— begin —
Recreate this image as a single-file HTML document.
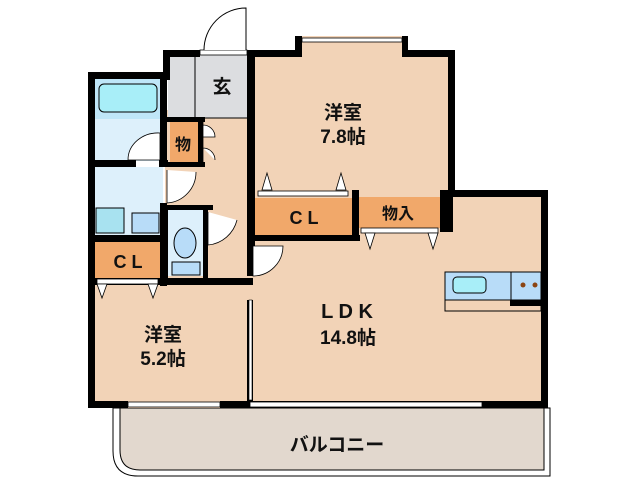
<!DOCTYPE html>
<html><head><meta charset="utf-8"><style>
html,body{margin:0;padding:0;background:#fff;}
svg{display:block;}
text{font-family:"Liberation Sans","Noto Sans CJK JP",sans-serif;font-weight:bold;fill:#111;}
</style></head><body>
<svg width="638" height="480" viewBox="0 0 638 480" xmlns="http://www.w3.org/2000/svg">
<path d="M113,408 L550,408 L550,476 L138,476 Q113,476 113,451 Z" fill="#fff" stroke="#000" stroke-width="1"/>
<path d="M120,408 L544,408 L544,470 L140,470 Q120,470 120,450 Z" fill="#e2d8ce" stroke="#000" stroke-width="1"/>
<rect x="88" y="285" width="162" height="123" fill="#f2d3b7"/>
<rect x="250" y="190" width="298" height="218" fill="#f2d3b7"/>
<rect x="250" y="50" width="203" height="145" fill="#f2d3b7"/>
<rect x="295" y="36" width="113" height="20" fill="#f2d3b7"/>
<rect x="165" y="110" width="88" height="180" fill="#f2d3b7"/>
<rect x="168" y="50" width="85" height="68" fill="#dcdde0"/>
<line x1="195" y1="57" x2="195" y2="118" stroke="#000" stroke-width="1"/>
<line x1="170" y1="118" x2="250" y2="118" stroke="#000" stroke-width="1"/>
<rect x="95" y="79" width="68" height="40" fill="#bfe6f8"/>
<rect x="99" y="84" width="58" height="28" rx="5" fill="#a8eef8" stroke="#000" stroke-width="1"/>
<rect x="95" y="119" width="68" height="42" fill="#ddf0fb"/>
<rect x="95" y="167" width="68" height="68" fill="#ddf0fb"/>
<rect x="96" y="208" width="28" height="25" fill="#a8e2f0" stroke="#000" stroke-width="1"/>
<rect x="132" y="213" width="27" height="20" fill="#b8dcf8" stroke="#000" stroke-width="1"/>
<rect x="168" y="210" width="35" height="66" fill="#ddf0fb"/>
<ellipse cx="185" cy="243" rx="11" ry="15" fill="#b8dcf8" stroke="#000" stroke-width="1"/>
<rect x="172" y="262" width="28" height="13" fill="#b8dcf8" stroke="#000" stroke-width="1"/>
<rect x="95" y="242" width="66" height="36" fill="#f1a86a"/>
<rect x="170" y="122" width="28" height="40" fill="#f1a86a"/>
<rect x="255" y="198" width="97" height="37" fill="#f1a86a"/>
<rect x="358" y="197" width="82" height="31" fill="#f1a86a"/>
<rect x="445" y="272" width="96" height="28" fill="#b8dcf8" stroke="#000" stroke-width="1"/>
<line x1="511" y1="272" x2="511" y2="300" stroke="#000"/>
<rect x="453" y="277" width="33" height="16" rx="4" fill="#a8eef8" stroke="#000"/>
<circle cx="523" cy="285" r="2.5" fill="#8b4513"/><circle cx="535" cy="285" r="2.5" fill="#8b4513"/>
<rect x="445" y="300" width="96" height="11" fill="none" stroke="#000"/>
<rect x="510" y="300" width="33" height="6" fill="#000"/>
<g fill="#000">
<rect x="88" y="72" width="7" height="336"/>
<rect x="88" y="72" width="80" height="7"/>
<rect x="163" y="50" width="7" height="30"/>
<rect x="163" y="50" width="37" height="7"/>
<rect x="247" y="50" width="48" height="7"/>
<rect x="295" y="36" width="7" height="21"/>
<rect x="402" y="36" width="6" height="21"/>
<rect x="408" y="50" width="47" height="7"/>
<rect x="448" y="50" width="7" height="147"/>
<rect x="448" y="190" width="100" height="7"/>
<rect x="541" y="190" width="7" height="218"/>
<rect x="247" y="50" width="8" height="226"/>
<rect x="247" y="300" width="6" height="108"/>
<rect x="88" y="401" width="40" height="7"/>
<rect x="220" y="401" width="30" height="7"/>
<rect x="242" y="401" width="306" height="7"/>
<rect x="88" y="160" width="48" height="7"/>
<rect x="159" y="160" width="9" height="7"/>
<rect x="160" y="72" width="7" height="95"/>
<rect x="160" y="203" width="7" height="83"/>
<rect x="88" y="235" width="77" height="7"/>
<rect x="88" y="278" width="165" height="7"/>
<rect x="165" y="117" width="40" height="5"/>
<rect x="165" y="162" width="40" height="5"/>
<rect x="198" y="117" width="5" height="50"/>
<rect x="163" y="205" width="50" height="5"/>
<rect x="163" y="205" width="5" height="75"/>
<rect x="203" y="205" width="5" height="75"/>
<rect x="252" y="235" width="108" height="6"/>
<rect x="352" y="190" width="7" height="50"/>
<rect x="440" y="190" width="13" height="42"/>
</g>
<rect x="302" y="38" width="100" height="4" fill="#fff" stroke="#000" stroke-width="0.8"/>
<rect x="128" y="402" width="92" height="5" fill="#fff" stroke="#000" stroke-width="0.8"/>
<rect x="250" y="402" width="232" height="5" fill="#fff" stroke="#000" stroke-width="0.8"/>
<rect x="200" y="50" width="47" height="5" fill="#fff" stroke="#000" stroke-width="0.8"/>
<path d="M246,50 L246,8 A42,42 0 0 0 204,50" fill="#fff" stroke="#000" stroke-width="1"/>
<rect x="258" y="191" width="90" height="5" fill="#fff" stroke="#000" stroke-width="0.8"/>
<path d="M262,190 L267,173 L272,190 Z M336,190 L341,173 L346,190 Z" fill="#fff" stroke="#000" stroke-width="0.8"/>
<rect x="361" y="228" width="77" height="5" fill="#fff" stroke="#000" stroke-width="0.8"/>
<path d="M365,233 L370,249 L375,233 Z M428,233 L433,249 L438,233 Z" fill="#fff" stroke="#000" stroke-width="0.8"/>
<rect x="97" y="279" width="61" height="5" fill="#fff" stroke="#000" stroke-width="0.8"/>
<path d="M97,284 L102,298 L107,284 Z M148,284 L153,298 L158,284 Z" fill="#fff" stroke="#000" stroke-width="0.8"/>
<rect x="249" y="300" width="3" height="100" fill="#fff" stroke="#000" stroke-width="0.6"/>
<path d="M128,160 L160,160 L160,133 A30,27 0 0 0 128,160 Z" fill="#fff" stroke="#000" stroke-width="0.8"/>
<path d="M167,170 L167,203 A31,31 0 0 0 196,172" fill="#fff" stroke="#000" stroke-width="0.8"/>
<path d="M208,212 L208,245 A33,33 0 0 0 237,220" fill="#fff" stroke="#000" stroke-width="0.8"/>
<path d="M253,246 L253,276 A30,30 0 0 0 283,246 Z" fill="#fff" stroke="#000" stroke-width="0.8"/>
<path d="M203,122 L203,162 M203,125 A12,12 0 0 1 215,137 L203,137 M203,148 A12,12 0 0 1 215,160" fill="#fff" stroke="#000" stroke-width="0.8"/>
<text x="222" y="93" font-size="19" text-anchor="middle">玄</text>
<text x="183" y="150" font-size="16" text-anchor="middle">物</text>
<text x="343" y="119" font-size="19" text-anchor="middle">洋室</text>
<text x="343" y="143" font-size="19" text-anchor="middle">7.8帖</text>
<text x="304" y="224" font-size="18" text-anchor="middle">C L</text>
<text x="398" y="219" font-size="16" text-anchor="middle">物入</text>
<text x="128" y="268" font-size="18" text-anchor="middle">C L</text>
<text x="163" y="341" font-size="19" text-anchor="middle">洋室</text>
<text x="163" y="365" font-size="19" text-anchor="middle">5.2帖</text>
<text x="347" y="318" font-size="20" text-anchor="middle">L D K</text>
<text x="348" y="344" font-size="19" text-anchor="middle">14.8帖</text>
<text x="337" y="451" font-size="19" text-anchor="middle">バルコニー</text>
</svg>
</body></html>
— end —
Given problem: Go through the listing above and write it all out exactly, leaving out any picture.

Response:
Recreate this image as a single-file HTML document.
<!DOCTYPE html>
<html><head><meta charset="utf-8"><style>
html,body{margin:0;padding:0;background:#fff;}
svg{display:block;}
text{font-family:"Liberation Sans","Noto Sans CJK JP",sans-serif;font-weight:bold;fill:#111;}
</style></head><body>
<svg width="638" height="480" viewBox="0 0 638 480" xmlns="http://www.w3.org/2000/svg">
<path d="M113,408 L550,408 L550,476 L138,476 Q113,476 113,451 Z" fill="#fff" stroke="#000" stroke-width="1"/>
<path d="M120,408 L544,408 L544,470 L140,470 Q120,470 120,450 Z" fill="#e2d8ce" stroke="#000" stroke-width="1"/>
<rect x="88" y="285" width="162" height="123" fill="#f2d3b7"/>
<rect x="250" y="190" width="298" height="218" fill="#f2d3b7"/>
<rect x="250" y="50" width="203" height="145" fill="#f2d3b7"/>
<rect x="295" y="36" width="113" height="20" fill="#f2d3b7"/>
<rect x="165" y="110" width="88" height="180" fill="#f2d3b7"/>
<rect x="168" y="50" width="85" height="68" fill="#dcdde0"/>
<line x1="195" y1="57" x2="195" y2="118" stroke="#000" stroke-width="1"/>
<line x1="170" y1="118" x2="250" y2="118" stroke="#000" stroke-width="1"/>
<rect x="95" y="79" width="68" height="40" fill="#bfe6f8"/>
<rect x="99" y="84" width="58" height="28" rx="5" fill="#a8eef8" stroke="#000" stroke-width="1"/>
<rect x="95" y="119" width="68" height="42" fill="#ddf0fb"/>
<rect x="95" y="167" width="68" height="68" fill="#ddf0fb"/>
<rect x="96" y="208" width="28" height="25" fill="#a8e2f0" stroke="#000" stroke-width="1"/>
<rect x="132" y="213" width="27" height="20" fill="#b8dcf8" stroke="#000" stroke-width="1"/>
<rect x="168" y="210" width="35" height="66" fill="#ddf0fb"/>
<ellipse cx="185" cy="243" rx="11" ry="15" fill="#b8dcf8" stroke="#000" stroke-width="1"/>
<rect x="172" y="262" width="28" height="13" fill="#b8dcf8" stroke="#000" stroke-width="1"/>
<rect x="95" y="242" width="66" height="36" fill="#f1a86a"/>
<rect x="170" y="122" width="28" height="40" fill="#f1a86a"/>
<rect x="255" y="198" width="97" height="37" fill="#f1a86a"/>
<rect x="358" y="197" width="82" height="31" fill="#f1a86a"/>
<rect x="445" y="272" width="96" height="28" fill="#b8dcf8" stroke="#000" stroke-width="1"/>
<line x1="511" y1="272" x2="511" y2="300" stroke="#000"/>
<rect x="453" y="277" width="33" height="16" rx="4" fill="#a8eef8" stroke="#000"/>
<circle cx="523" cy="285" r="2.5" fill="#8b4513"/><circle cx="535" cy="285" r="2.5" fill="#8b4513"/>
<rect x="445" y="300" width="96" height="11" fill="none" stroke="#000"/>
<rect x="510" y="300" width="33" height="6" fill="#000"/>
<g fill="#000">
<rect x="88" y="72" width="7" height="336"/>
<rect x="88" y="72" width="80" height="7"/>
<rect x="163" y="50" width="7" height="30"/>
<rect x="163" y="50" width="37" height="7"/>
<rect x="247" y="50" width="48" height="7"/>
<rect x="295" y="36" width="7" height="21"/>
<rect x="402" y="36" width="6" height="21"/>
<rect x="408" y="50" width="47" height="7"/>
<rect x="448" y="50" width="7" height="147"/>
<rect x="448" y="190" width="100" height="7"/>
<rect x="541" y="190" width="7" height="218"/>
<rect x="247" y="50" width="8" height="226"/>
<rect x="247" y="300" width="6" height="108"/>
<rect x="88" y="401" width="40" height="7"/>
<rect x="220" y="401" width="30" height="7"/>
<rect x="242" y="401" width="306" height="7"/>
<rect x="88" y="160" width="48" height="7"/>
<rect x="159" y="160" width="9" height="7"/>
<rect x="160" y="72" width="7" height="95"/>
<rect x="160" y="203" width="7" height="83"/>
<rect x="88" y="235" width="77" height="7"/>
<rect x="88" y="278" width="165" height="7"/>
<rect x="165" y="117" width="40" height="5"/>
<rect x="165" y="162" width="40" height="5"/>
<rect x="198" y="117" width="5" height="50"/>
<rect x="163" y="205" width="50" height="5"/>
<rect x="163" y="205" width="5" height="75"/>
<rect x="203" y="205" width="5" height="75"/>
<rect x="252" y="235" width="108" height="6"/>
<rect x="352" y="190" width="7" height="50"/>
<rect x="440" y="190" width="13" height="42"/>
</g>
<rect x="302" y="38" width="100" height="4" fill="#fff" stroke="#000" stroke-width="0.8"/>
<rect x="128" y="402" width="92" height="5" fill="#fff" stroke="#000" stroke-width="0.8"/>
<rect x="250" y="402" width="232" height="5" fill="#fff" stroke="#000" stroke-width="0.8"/>
<rect x="200" y="50" width="47" height="5" fill="#fff" stroke="#000" stroke-width="0.8"/>
<path d="M246,50 L246,8 A42,42 0 0 0 204,50" fill="#fff" stroke="#000" stroke-width="1"/>
<rect x="258" y="191" width="90" height="5" fill="#fff" stroke="#000" stroke-width="0.8"/>
<path d="M262,190 L267,173 L272,190 Z M336,190 L341,173 L346,190 Z" fill="#fff" stroke="#000" stroke-width="0.8"/>
<rect x="361" y="228" width="77" height="5" fill="#fff" stroke="#000" stroke-width="0.8"/>
<path d="M365,233 L370,249 L375,233 Z M428,233 L433,249 L438,233 Z" fill="#fff" stroke="#000" stroke-width="0.8"/>
<rect x="97" y="279" width="61" height="5" fill="#fff" stroke="#000" stroke-width="0.8"/>
<path d="M97,284 L102,298 L107,284 Z M148,284 L153,298 L158,284 Z" fill="#fff" stroke="#000" stroke-width="0.8"/>
<rect x="249" y="300" width="3" height="100" fill="#fff" stroke="#000" stroke-width="0.6"/>
<path d="M128,160 L160,160 L160,133 A30,27 0 0 0 128,160 Z" fill="#fff" stroke="#000" stroke-width="0.8"/>
<path d="M167,170 L167,203 A31,31 0 0 0 196,172" fill="#fff" stroke="#000" stroke-width="0.8"/>
<path d="M208,212 L208,245 A33,33 0 0 0 237,220" fill="#fff" stroke="#000" stroke-width="0.8"/>
<path d="M253,246 L253,276 A30,30 0 0 0 283,246 Z" fill="#fff" stroke="#000" stroke-width="0.8"/>
<path d="M203,122 L203,162 M203,125 A12,12 0 0 1 215,137 L203,137 M203,148 A12,12 0 0 1 215,160" fill="#fff" stroke="#000" stroke-width="0.8"/>
<text x="222" y="93" font-size="19" text-anchor="middle">玄</text>
<text x="183" y="150" font-size="16" text-anchor="middle">物</text>
<text x="343" y="119" font-size="19" text-anchor="middle">洋室</text>
<text x="343" y="143" font-size="19" text-anchor="middle">7.8帖</text>
<text x="304" y="224" font-size="18" text-anchor="middle">C L</text>
<text x="398" y="219" font-size="16" text-anchor="middle">物入</text>
<text x="128" y="268" font-size="18" text-anchor="middle">C L</text>
<text x="163" y="341" font-size="19" text-anchor="middle">洋室</text>
<text x="163" y="365" font-size="19" text-anchor="middle">5.2帖</text>
<text x="347" y="318" font-size="20" text-anchor="middle">L D K</text>
<text x="348" y="344" font-size="19" text-anchor="middle">14.8帖</text>
<text x="337" y="451" font-size="19" text-anchor="middle">バルコニー</text>
</svg>
</body></html>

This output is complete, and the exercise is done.